Il existe des films qui vont tellement loin dans la merde qu'on a envie de défoncer la tête des responsables avec ma même ferveur qu'ils mettent à tisser leur ouvrage.
I Saw The Devil est de ceux-là.
Kim Jee-Woon était pourtant en progrès :
Deux Sœurs était un conte horrifique raté et hilarant de connerie ( je n'avais pas ri autant depuis Shining ) avec des twists qui ridiculisent Shyamalan par leur idiotie ;
A Bittersweet Life s'en sortait carrément mieux malgré une fin en mode "haha j'vous ai bien eu!" complètement gâtée ;
The Good The Bad The Wierd était bien plus sympathique, même si tous les rôles n'étaient pas soignés il proposait une forme de cinéma d'action foutraque et virevoltante.
En progrès me dis-je.
En progrès ? Non ! Il nous livre ici un film-de-vengeance-qui-vire-au-sordide tellement débile qu'en énumérer les tares relèverait de l'épreuve olympique ! Mais comme je me sens dans une forme olympique c'est parti...
Le film est tout d'abord maladivement démonstratif : tous les enseignements a tirer sont déclamés a haute voix comme dans les pires pièces de theatre.
" Moi qui ai passé trente ans dans la police, je n'ai rien pu faire, bouhouhou... "
" Ô, il te prend en chasse et il te relâche, il te prend en chasse et il te relâche... Il y prend plaisir ! "
" Mais enfin voyons... On ne combat pas les monstres en en devenant un !"
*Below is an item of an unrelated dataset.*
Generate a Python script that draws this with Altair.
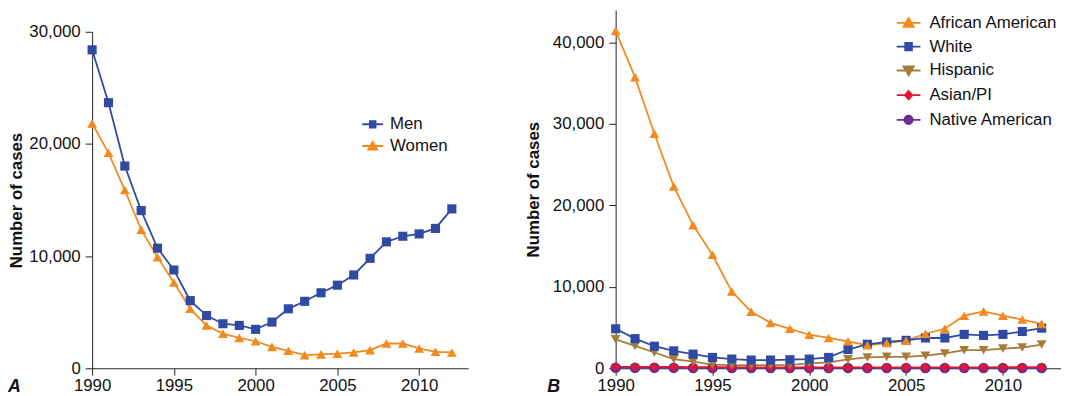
import altair as alt
import pandas as pd

# ---------------- data ----------------
years = list(range(1990, 2013))

men = [28390, 23680, 18030, 14060, 10710, 8760, 6030, 4700, 3970, 3820, 3470, 4120,
       5300, 5970, 6730, 7410, 8320, 9800, 11270, 11770, 11980, 12470, 14210]
women = [21830, 19210, 15890, 12360, 9910, 7650, 5300, 3820, 3090, 2710, 2410, 1910,
         1560, 1170, 1240, 1300, 1410, 1620, 2210, 2210, 1770, 1470, 1410]

african_american = [41420, 35760, 28810, 22340, 17580, 13940, 9420, 6950, 5580, 4850,
                    4120, 3720, 3310, 2830, 3100, 3400, 4240, 4850, 6460, 6990, 6460,
                    5980, 5450]
white = [4850, 3640, 2710, 2140, 1740, 1330, 1130, 1010, 1010, 1050, 1130, 1330, 2300,
         2950, 3230, 3430, 3720, 3720, 4160, 4040, 4160, 4520, 4930]
hispanic = [3560, 2750, 1940, 1130, 810, 450, 400, 380, 380, 420, 610, 730, 1090, 1330,
            1410, 1410, 1540, 1820, 2220, 2220, 2420, 2550, 2910]
asian_pi = [180, 170, 160, 160, 150, 140, 130, 120, 120, 110, 110, 110, 110, 110, 110,
            110, 110, 120, 120, 120, 130, 130, 140]
native_american = [60, 60, 50, 50, 40, 40, 40, 30, 30, 30, 30, 30, 30, 30, 30, 30, 30,
                   30, 30, 40, 40, 40, 40]

x_ticks = [1990, 1995, 2000, 2005, 2010]
y_ticks_a = [0, 10000, 20000, 30000]
y_ticks_b = [0, 10000, 20000, 30000, 40000]

series_a = ["Men", "Women"]
series_b = ["African American", "White", "Hispanic", "Asian/PI", "Native American"]

# ---------------- styles ----------------
BLUE = "#2f4aa3"
ORANGE = "#f28a1f"
BROWN = "#a67c3a"
RED = "#e3162f"
PURPLE = "#6b2d91"
FONT = "Liberation Sans"

colors_a = [BLUE, ORANGE]
shapes_a = ["square", "triangle-up"]
sizes_a = [85, 100]
colors_b = [ORANGE, BLUE, BROWN, RED, PURPLE]
shapes_b = ["triangle-up", "square", "triangle-down", "diamond", "circle"]
sizes_b = [100, 85, 100, 85, 115]


def hatch(rows):
    return "".join(f"M{-w:.3f},{y:.3f}H{w:.3f}" for y, w in rows)


# legend glyphs: a line segment plus a marker drawn with stroke only
LEG_PATH = {
    "square": "M-1,0H1" + hatch([(y, 0.36) for y in (-0.3, -0.18, -0.06, 0.06, 0.18, 0.3)]),
    "triangle-up": "M-1,0H1M0,-0.4L0.42,0.33H-0.42Z" + hatch(
        [(-0.3, 0.056), (-0.18, 0.123), (-0.06, 0.19), (0.06, 0.258), (0.18, 0.325), (0.3, 0.38)]),
    "triangle-down": "M-1,0H1M0,0.4L0.42,-0.33H-0.42Z" + hatch(
        [(0.3, 0.056), (0.18, 0.123), (0.06, 0.19), (-0.06, 0.258), (-0.18, 0.325), (-0.3, 0.38)]),
    "diamond": "M-1,0H1M0,-0.34L0.3,0L0,0.34L-0.3,0Z" + hatch(
        [(-0.22, 0.105), (-0.11, 0.2), (0.11, 0.2), (0.22, 0.105)]),
    "circle": "M-1,0H1M0.34,0A0.34,0.34,0,1,1,-0.34,0A0.34,0.34,0,1,1,0.34,0Z" + hatch(
        [(-0.24, 0.23), (-0.12, 0.31), (0.0, 0.33), (0.12, 0.31), (0.24, 0.23)]),
}


def x_enc():
    return alt.X("year:Q",
                 scale=alt.Scale(domain=[1990, 2013], nice=False, zero=False),
                 axis=alt.Axis(values=x_ticks, format="d", title=None, labelFlush=False,
                               tickSize=7, labelPadding=2, labelFontSize=17, labelFont=FONT,
                               labelColor="#111", domainColor="#222", tickColor="#222",
                               grid=False))


def y_axis(vals, tpad):
    return alt.Axis(values=vals, format=",d", title="Number of cases", grid=False,
                    tickSize=7, labelPadding=5, labelFontSize=17, labelFont=FONT,
                    labelColor="#111", domainColor="#222", tickColor="#222",
                    titleFont=FONT, titleFontSize=17, titleFontWeight="bold",
                    titleColor="#111", titlePadding=tpad)


def panel(df, domain, colors, shapes, sizes, line_order, yscale, yvals, tpad, width, leg,
          letter, letter_x):
    lx, ly, lsize, rowpad, loff = leg
    y = alt.Y("cases:Q", scale=yscale, axis=y_axis(yvals, tpad))
    cmap = dict(zip(domain, colors))
    layers = []
    for name in line_order:
        layers.append(alt.Chart(df).transform_filter(alt.datum.series == name)
                      .mark_line(strokeWidth=1.8, color=cmap[name])
                      .encode(x=x_enc(), y=y, order="year:Q"))
    # points: later legend entries drawn first, so earlier ones sit on top
    for name, c, s, sz in reversed(list(zip(domain, colors, shapes, sizes))):
        layers.append(alt.Chart(df).transform_filter(alt.datum.series == name)
                      .mark_point(filled=True, opacity=1, shape=s, size=sz, color=c)
                      .encode(x=x_enc(), y=y))
    legend = alt.Legend(
        title=None, orient="none", legendX=lx, legendY=ly, padding=0,
        labelFont=FONT, labelFontSize=17, labelColor="#111", labelOffset=loff,
        symbolSize=lsize, rowPadding=rowpad, symbolStrokeWidth=2, symbolOpacity=1)
    # legend-only layer: its points are moved off the plotted range and clipped
    leg_layer = alt.Chart(df).transform_calculate(year="1900").mark_point(
        filled=False, size=lsize, strokeWidth=2, clip=True, opacity=1).encode(
        x=x_enc(), y=y,
        color=alt.Color("series:N", scale=alt.Scale(domain=domain, range=colors), legend=legend),
        shape=alt.Shape("series:N",
                        scale=alt.Scale(domain=domain, range=[LEG_PATH[s] for s in shapes]),
                        legend=legend))
    layers.append(leg_layer)
    lab = alt.Chart(pd.DataFrame({"t": [letter]})).mark_text(
        font=FONT, fontSize=18, fontWeight="bold", fontStyle="italic", align="left",
        baseline="middle", color="#111").encode(
        text="t:N", x=alt.value(letter_x), y=alt.value(381))
    layers.append(lab)
    return alt.layer(*layers).properties(width=width, height=362)


rows_a = []
for name, vals in [("Men", men), ("Women", women)]:
    for yr, v in zip(years, vals):
        rows_a.append({"year": yr, "cases": v, "series": name})
df_a = pd.DataFrame(rows_a)

rows_b = []
for name, vals in [("African American", african_american), ("White", white),
                   ("Hispanic", hispanic), ("Asian/PI", asian_pi),
                   ("Native American", native_american)]:
    for yr, v in zip(years, vals):
        rows_b.append({"year": yr, "cases": v, "series": name})
df_b = pd.DataFrame(rows_b)

panel_a = panel(df_a, series_a, colors_a, shapes_a, sizes_a, ["Women", "Men"],
                alt.Scale(domain=[0, 30000], range=[362, 22], nice=False, zero=True),
                y_ticks_a, 3, 380, (272, 104, 441, 2, 6), "A", -85)
panel_b = panel(df_b, series_b, colors_b, shapes_b, sizes_b,
                ["Native American", "Asian/PI", "Hispanic", "African American", "White"],
                alt.Scale(domain=[0, 44000], nice=False, zero=True),
                y_ticks_b, 10, 450, (283, 0, 576, 3, 8), "B", -69)

chart = alt.hconcat(panel_a, panel_b, spacing=57).resolve_scale(
    color="independent", shape="independent", x="independent", y="independent",
).properties(
    padding={"left": 0, "top": 0, "right": 0, "bottom": 0},
    background="white",
).configure_view(stroke=None)

chart.save("out.html", embed_options={"renderer": "svg", "actions": False})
C'est dégoulinant de bon-sens. Et, cerise sur le gâteau, il en remet une couche avec des Flash-Backs dignes d'un mauvais Hollywood Night : " Hé je me souviens qu'il y a cinq minutes à peine, mon camarade m'a dit ' il te prend en chasse et il te relâche, il te prend en chasse et il te relâche...' Ça m'a tout l'air d'une information vitale, j'ai bien fait de m'en souvenir ! "
Alors que par ailleurs, quand ça l'arrange, le film omet des pans entiers de narration qui m'auraient bien aidé a comprendre la psychologie de Choi Min-Sik... Au commencement il est formellement décrit comme un prédateur qui ne fait que tuer. Et puis d'un coup il est pris d'une envie de violer sa victime, et plus tard son acolyte indique qu'en fait il fait ca a chaque fois... Ah bon.
Tant que j'y suis, aucune des filles qui ont failli de faire violer n'a tenté d'entrer en contact avec la police. Et Lee Byung-Hun n'est jamais inquiété par quiconque au sujet de ces agissements, même quand la Police est au courant ! Encore une omission a la con.
Vous l'avez compris, la narration est complètement bâclée. Et si elle ne l'est pas c'est qu'elle est le travail d'handicapés mentaux. Autre preuve s'il en fallait une : le moment où Byung-Hun retrouve la bague de sa fiancée est le coup de théâtre le plus improbable depuis... La fin de la saison 3 de Nip/Tuck !
AUCUN des seconds rôles n'est un tant soit peu étoffé. Ils ne sont que des pantins destinés à croiser le chemin des deux monstres au petit bonheur la chance. Par conséquent, ils se contredisent constamment. La palme revient au comparse schizophrène de Lee Byung-Hun. Au début du film : " j'ai pris cette capsule en douce, il faut qu'elle revienne intacte, je veux pas avoir d'ennuis... " A la fin : " ah oui au fait j'ai mis les enquêteurs sur écoute ! " WTF ??
L'exécution des scènes de barbarie n'est pas a remettre en cause. Kim Jee-Woon filme bien et il le sait. Mais il n'est à l'aise que dans un univers de Cartoon qui ne sied pas du tout à cette entreprise. Il cède trop vite a la caricature et au grand-guignol. Il en résulte un film complètement raté et sans valeur. Si vous voulez voir un affrontement psychologique démentiel au discours élaboré sur l'essence du Mal, tournez-vous plutôt vers Balada Triste.